Wer nicht auf Linie ist, wird verklagt
Wer nicht auf Linie ist, wird niedergeklagt. Der Sender ABC zahlte Trump wegen der verunglückten Äußerung eines Moderators 15 Millionen Dollar, den Sender CBS verklagt der US-Präsident gar auf 20 Milliarden, vom Meta-Chef Mark Zuckerberg, den er mit Gefängnis bedroht hatte, erhält er 25 Millionen Dollar. Währenddessen beschallt Trumps Chefberater Musk die Welt mit seiner eigenen Plattform X. Dort bestimmt er mittels Algorithmus, welche Informationen die größte Reichweite haben und welche untergehen. Musks eigene Meinung, gegründet auf „alternativen Fakten“ und Beleidigungen, geht selbstverständlich vor. Und gefördert werden vor allem jene, die dem autokratischen Gehabe von Donald Trump huldigen oder selbst auf den Umbau von der Demokratie zur Autokratie hinarbeiten. In Deutschland ist das die AfD.
So baut Donald Trump im Verein mit Tech-Tycoonen eine neue Öffentlichkeit auf. Die unabhängigen Medien werden geschreddert, sie werden mit Falschinformationen zugeschüttet, verleumdet, mit Klagen überzogen und wirtschaftlich angegriffen. An ihre Stelle tritt der eigene Verlautbarungsapparat und der beherrscht die digitale Welt: Elon Musk bringt die Plattform „X“ mit, Mark Zuckerberg liefert Facebook und Instagram, und wenn Tiktok bald folgt, ist alles „Truth Social“ im Sinne von Donald Trump, dessen eigene Plattform so heißt.

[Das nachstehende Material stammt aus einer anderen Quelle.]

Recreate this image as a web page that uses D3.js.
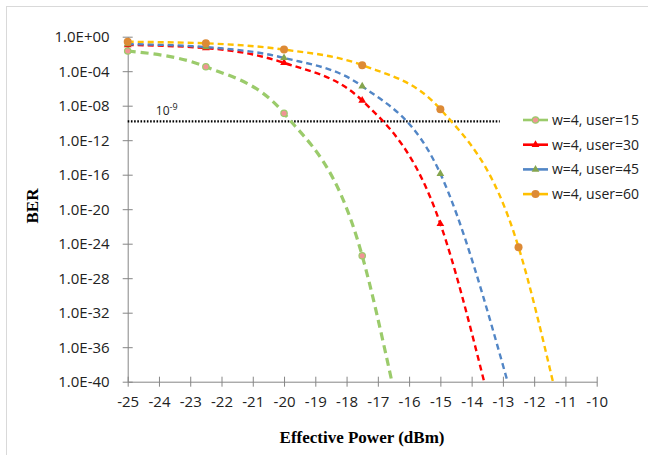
<!DOCTYPE html>
<html>
<head>
<meta charset="utf-8">
<script src="https://cdn.jsdelivr.net/npm/d3@7"></script>
<style>
    body { margin: 0; background: #fff; }
    svg { display: block; }
</style>
</head>
<body>
<svg id="chart" width="648" height="455"></svg>
<script>
// Effective power (dBm) and BER; last point of each is where the curve meets the 1E-40 floor
const power15 = [-25, -22.5, -20, -17.5, -16.55];
const ber15 = [2.2e-2, 3.3e-4, 1.3e-9, 4e-26, 1e-40];
const power30 = [-25, -22.5, -20, -17.5, -15, -13.6];
const ber30 = [1.1e-1, 4.8e-2, 9.3e-4, 4e-8, 2e-22, 1e-40];
const power45 = [-25, -22.5, -20, -17.5, -15, -12.85];
const ber45 = [1.4e-1, 6.3e-2, 3.5e-3, 1.8e-6, 1.3e-16, 1e-40];
const power60 = [-25, -22.5, -20, -17.5, -15, -12.5, -11.4];
const ber60 = [2.6e-1, 1.7e-1, 3.2e-2, 5e-4, 4e-9, 4e-25, 1e-40];

const seriesNames = ["w=4, user=15", "w=4, user=30", "w=4, user=45", "w=4, user=60"];
const xTicks = d3.range(-25, -9, 1);
const yTickExponents = [0, -4, -8, -12, -16, -20, -24, -28, -32, -36, -40];
const threshold = 1.5e-10;      // dotted reference line (labelled 10^-9)
const thresholdEnd = -13.1;

const svg = d3.select("#chart");
const margin = { top: 36.7, right: 51.3, bottom: 73.3, left: 127.7 };
const width = 648 - margin.left - margin.right;
const height = 455 - margin.top - margin.bottom;

// outer chart border
svg.append("rect")
    .attr("x", 6.5).attr("y", 6.5)
    .attr("width", 700).attr("height", 500)
    .attr("fill", "none")
    .attr("stroke", "#d9d9d9");

const g = svg.append("g").attr("transform", `translate(${margin.left},${margin.top})`);

const x = d3.scaleLinear().domain([-25, -10]).range([0, width]);
const y = d3.scaleLog().domain([1e-40, 1]).range([height, 0]);

g.append("clipPath").attr("id", "plotClip")
    .append("rect").attr("x", 0).attr("y", -10).attr("width", width).attr("height", height + 10);

// axes
const fmt = e => "1.0E" + (e >= 0 ? "+" : "-") + String(Math.abs(e)).padStart(2, "0");

const yAxis = g.append("g")
    .call(d3.axisLeft(y).tickValues(yTickExponents.map(e => Math.pow(10, e))).tickSizeInner(5).tickSizeOuter(0).tickPadding(13)
        .tickFormat((d, i) => fmt(yTickExponents[i])));
yAxis.selectAll(".tick line").attr("x1", 5);

const xAxis = g.append("g")
    .attr("transform", `translate(0,${height})`)
    .call(d3.axisBottom(x).tickValues(xTicks).tickSizeInner(5).tickSizeOuter(0).tickPadding(10)
        .tickFormat(d => String(d)));
xAxis.selectAll(".tick line").attr("y1", -5);

[yAxis, xAxis].forEach(ax => {
    ax.select(".domain").attr("stroke", "#868686");
    ax.selectAll(".tick line").attr("stroke", "#868686");
    ax.selectAll(".tick text")
        .attr("fill", "#222")
        .style("font-family", "'Open Sans', sans-serif")
        .style("font-size", "15px");
});

// axis titles
svg.append("text")
    .attr("transform", "translate(38,206) rotate(-90)")
    .attr("text-anchor", "middle")
    .style("font-family", "'Liberation Serif', 'Times New Roman', serif")
    .style("font-weight", "bold")
    .style("font-size", "17px")
    .text("BER");

svg.append("text")
    .attr("x", 362).attr("y", 443)
    .attr("text-anchor", "middle")
    .style("font-family", "'Liberation Serif', 'Times New Roman', serif")
    .style("font-weight", "bold")
    .style("font-size", "17px")
    .text("Effective Power (dBm)");

// threshold line
g.append("line")
    .attr("x1", x(-25)).attr("x2", x(thresholdEnd))
    .attr("y1", y(threshold)).attr("y2", y(threshold))
    .attr("stroke", "#000")
    .attr("stroke-width", 2.2)
    .attr("stroke-dasharray", "1.6,1.6");

const thrLabel = g.append("text")
    .attr("x", x(-24.1)).attr("y", y(threshold) - 6)
    .style("font-family", "'Open Sans', sans-serif")
    .style("font-size", "12px")
    .attr("fill", "#222");
thrLabel.append("tspan").text("10");
thrLabel.append("tspan").attr("dy", -5).style("font-size", "9px").text("-9");

const series = [
    { name: seriesNames[0], xs: power15, ys: ber15, color: "#9bcb6b", width: 3.2, dash: "8,5", marker: "circle", fill: "#f09494", stroke: "#9bcb6b", size: 3.2 },
    { name: seriesNames[1], xs: power30, ys: ber30, color: "#ff0000", width: 2.4, dash: "6,4", marker: "triangle", fill: "#ff0000", stroke: "none", size: 3.5 },
    { name: seriesNames[2], xs: power45, ys: ber45, color: "#5286c6", width: 2.4, dash: "6,4", marker: "triangle", fill: "#85a54e", stroke: "none", size: 3.5 },
    { name: seriesNames[3], xs: power60, ys: ber60, color: "#ffc000", width: 2.4, dash: "6,4", marker: "circle", fill: "#dd8a35", stroke: "none", size: 4 }
];

const line = d3.line()
    .x(d => x(d[0]))
    .y(d => y(d[1]))
    .curve(d3.curveMonotoneX);

function drawMarker(sel, s, px, py) {
    if (s.marker === "circle") {
        sel.append("circle")
            .attr("cx", px).attr("cy", py).attr("r", s.size)
            .attr("fill", s.fill)
            .attr("stroke", s.stroke)
            .attr("stroke-width", 1.2);
    } else {
        sel.append("path")
            .attr("transform", `translate(${px},${py})`)
            .attr("d", d3.symbol(d3.symbolTriangle, 26)())
            .attr("fill", s.fill);
    }
}

const plot = g.append("g").attr("clip-path", "url(#plotClip)");

series.forEach(s => {
    const pts = s.xs.map((v, i) => [v, s.ys[i]]);
    plot.append("path")
        .datum(pts)
        .attr("d", line)
        .attr("fill", "none")
        .attr("stroke", s.color)
        .attr("stroke-width", s.width)
        .attr("stroke-dasharray", s.dash);
});

// markers on top of all lines
series.forEach(s => {
    s.xs.forEach((v, i) => {
        if (s.ys[i] > 1e-40) drawMarker(g, s, x(v), y(s.ys[i]));
    });
});

// legend
const legend = svg.append("g").attr("transform", "translate(523,120)");
series.forEach((s, i) => {
    const row = legend.append("g").attr("transform", `translate(0,${i * 24.7})`);
    row.append("line")
        .attr("x1", 0).attr("x2", 25)
        .attr("y1", 0).attr("y2", 0)
        .attr("stroke", s.color)
        .attr("stroke-width", 2.6);
    drawMarker(row, s, 12.5, 0);
    row.append("text")
        .attr("x", 29).attr("y", 5)
        .style("font-family", "'Open Sans', sans-serif")
        .style("font-size", "14px")
        .attr("fill", "#222")
        .text(s.name);
});
</script>
</body>
</html>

Unter den Digitalfürsten ist Jeff Bezos nun einer der letzten, der die Seiten wechselt. Er musste sich beeilen, schießlich will er mit der US-Regierung noch Geschäfte machen. Sein Beitrag zur Vernichtung einer demokratischen Öffentlichkeit ist freilich ein besonders wichtiger. Er zerstört ein Symbol der freien Presse – die „Washington Post“, die sich der Aufgabe verpflichtet hat, die Mächtigen zu kritisieren und zu kontrollieren, von innen. So geht der Demokratie das Licht aus.